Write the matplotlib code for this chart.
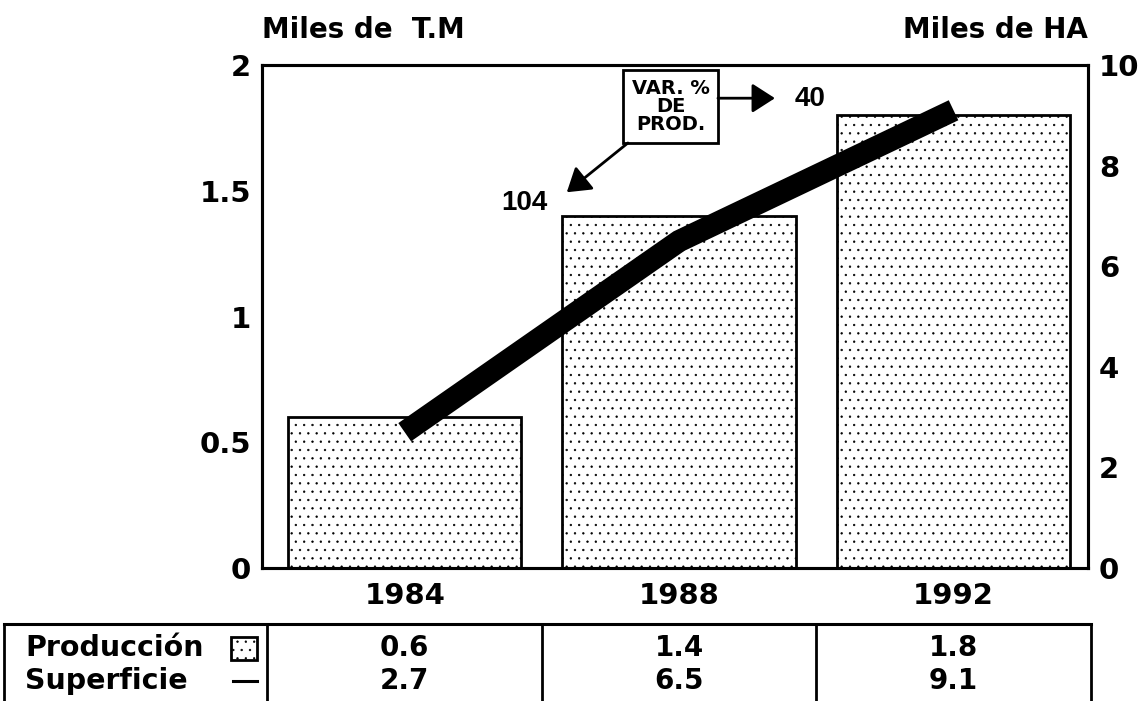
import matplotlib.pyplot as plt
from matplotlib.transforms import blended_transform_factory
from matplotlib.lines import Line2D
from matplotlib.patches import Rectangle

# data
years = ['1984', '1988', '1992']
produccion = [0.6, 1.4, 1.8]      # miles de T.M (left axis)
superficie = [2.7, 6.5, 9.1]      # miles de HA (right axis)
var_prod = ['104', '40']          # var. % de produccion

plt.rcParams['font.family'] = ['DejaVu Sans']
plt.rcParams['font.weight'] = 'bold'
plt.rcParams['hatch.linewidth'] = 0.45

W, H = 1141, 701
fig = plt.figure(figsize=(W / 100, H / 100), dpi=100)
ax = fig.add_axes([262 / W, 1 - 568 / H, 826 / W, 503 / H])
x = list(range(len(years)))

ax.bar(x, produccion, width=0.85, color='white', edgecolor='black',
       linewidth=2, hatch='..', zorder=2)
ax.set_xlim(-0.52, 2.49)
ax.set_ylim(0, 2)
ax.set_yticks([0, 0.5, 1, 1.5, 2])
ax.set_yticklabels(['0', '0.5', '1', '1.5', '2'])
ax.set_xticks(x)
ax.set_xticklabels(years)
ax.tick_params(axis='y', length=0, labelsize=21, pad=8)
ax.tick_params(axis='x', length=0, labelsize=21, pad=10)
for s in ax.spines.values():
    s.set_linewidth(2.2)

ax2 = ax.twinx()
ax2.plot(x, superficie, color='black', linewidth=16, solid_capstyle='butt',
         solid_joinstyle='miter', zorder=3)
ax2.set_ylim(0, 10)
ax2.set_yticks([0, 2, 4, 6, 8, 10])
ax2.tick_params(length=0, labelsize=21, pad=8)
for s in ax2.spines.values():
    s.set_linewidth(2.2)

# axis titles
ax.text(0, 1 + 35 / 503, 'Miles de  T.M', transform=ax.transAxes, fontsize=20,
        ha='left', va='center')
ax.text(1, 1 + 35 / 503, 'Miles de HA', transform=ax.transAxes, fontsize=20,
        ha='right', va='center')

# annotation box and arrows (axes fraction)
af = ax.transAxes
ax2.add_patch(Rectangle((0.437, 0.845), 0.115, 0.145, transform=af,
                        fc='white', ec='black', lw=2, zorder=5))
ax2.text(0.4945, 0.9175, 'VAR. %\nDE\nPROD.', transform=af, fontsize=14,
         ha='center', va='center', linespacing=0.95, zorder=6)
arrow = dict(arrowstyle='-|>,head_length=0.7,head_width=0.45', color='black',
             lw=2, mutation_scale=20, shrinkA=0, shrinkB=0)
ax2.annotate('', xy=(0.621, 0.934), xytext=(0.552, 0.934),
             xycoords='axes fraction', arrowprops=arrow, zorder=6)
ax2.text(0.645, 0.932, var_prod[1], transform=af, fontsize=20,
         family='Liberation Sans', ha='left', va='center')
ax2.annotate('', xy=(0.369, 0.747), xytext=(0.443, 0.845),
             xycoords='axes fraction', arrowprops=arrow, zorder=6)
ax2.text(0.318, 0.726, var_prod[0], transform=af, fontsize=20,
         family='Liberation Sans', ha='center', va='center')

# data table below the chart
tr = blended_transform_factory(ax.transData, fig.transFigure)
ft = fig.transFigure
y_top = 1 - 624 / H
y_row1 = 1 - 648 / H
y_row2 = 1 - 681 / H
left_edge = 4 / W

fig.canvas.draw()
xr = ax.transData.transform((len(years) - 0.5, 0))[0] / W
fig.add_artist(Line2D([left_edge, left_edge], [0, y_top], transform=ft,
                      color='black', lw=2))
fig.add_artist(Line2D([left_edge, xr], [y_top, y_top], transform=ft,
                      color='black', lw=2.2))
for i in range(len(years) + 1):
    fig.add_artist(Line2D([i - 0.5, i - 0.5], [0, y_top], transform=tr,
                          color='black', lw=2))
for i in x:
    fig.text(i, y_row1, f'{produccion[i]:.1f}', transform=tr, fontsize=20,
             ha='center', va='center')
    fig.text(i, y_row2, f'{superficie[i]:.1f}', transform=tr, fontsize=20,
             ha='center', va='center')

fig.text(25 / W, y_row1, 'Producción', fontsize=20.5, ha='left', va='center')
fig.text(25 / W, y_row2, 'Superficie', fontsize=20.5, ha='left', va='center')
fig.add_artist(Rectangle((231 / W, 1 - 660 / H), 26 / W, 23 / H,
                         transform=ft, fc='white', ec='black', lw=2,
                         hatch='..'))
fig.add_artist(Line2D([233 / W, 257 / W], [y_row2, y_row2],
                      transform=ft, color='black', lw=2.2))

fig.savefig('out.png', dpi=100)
+ + + + +
Exercise brief: Repeat, with no pictures, each line from the beginning of the data through the line containing "ha='right', va='center')", inclusive.

Solution for this problem:
Write the matplotlib code for this chart.
import matplotlib.pyplot as plt
from matplotlib.transforms import blended_transform_factory
from matplotlib.lines import Line2D
from matplotlib.patches import Rectangle

# data
years = ['1984', '1988', '1992']
produccion = [0.6, 1.4, 1.8]      # miles de T.M (left axis)
superficie = [2.7, 6.5, 9.1]      # miles de HA (right axis)
var_prod = ['104', '40']          # var. % de produccion

plt.rcParams['font.family'] = ['DejaVu Sans']
plt.rcParams['font.weight'] = 'bold'
plt.rcParams['hatch.linewidth'] = 0.45

W, H = 1141, 701
fig = plt.figure(figsize=(W / 100, H / 100), dpi=100)
ax = fig.add_axes([262 / W, 1 - 568 / H, 826 / W, 503 / H])
x = list(range(len(years)))

ax.bar(x, produccion, width=0.85, color='white', edgecolor='black',
       linewidth=2, hatch='..', zorder=2)
ax.set_xlim(-0.52, 2.49)
ax.set_ylim(0, 2)
ax.set_yticks([0, 0.5, 1, 1.5, 2])
ax.set_yticklabels(['0', '0.5', '1', '1.5', '2'])
ax.set_xticks(x)
ax.set_xticklabels(years)
ax.tick_params(axis='y', length=0, labelsize=21, pad=8)
ax.tick_params(axis='x', length=0, labelsize=21, pad=10)
for s in ax.spines.values():
    s.set_linewidth(2.2)

ax2 = ax.twinx()
ax2.plot(x, superficie, color='black', linewidth=16, solid_capstyle='butt',
         solid_joinstyle='miter', zorder=3)
ax2.set_ylim(0, 10)
ax2.set_yticks([0, 2, 4, 6, 8, 10])
ax2.tick_params(length=0, labelsize=21, pad=8)
for s in ax2.spines.values():
    s.set_linewidth(2.2)

# axis titles
ax.text(0, 1 + 35 / 503, 'Miles de  T.M', transform=ax.transAxes, fontsize=20,
        ha='left', va='center')
ax.text(1, 1 + 35 / 503, 'Miles de HA', transform=ax.transAxes, fontsize=20,
        ha='right', va='center')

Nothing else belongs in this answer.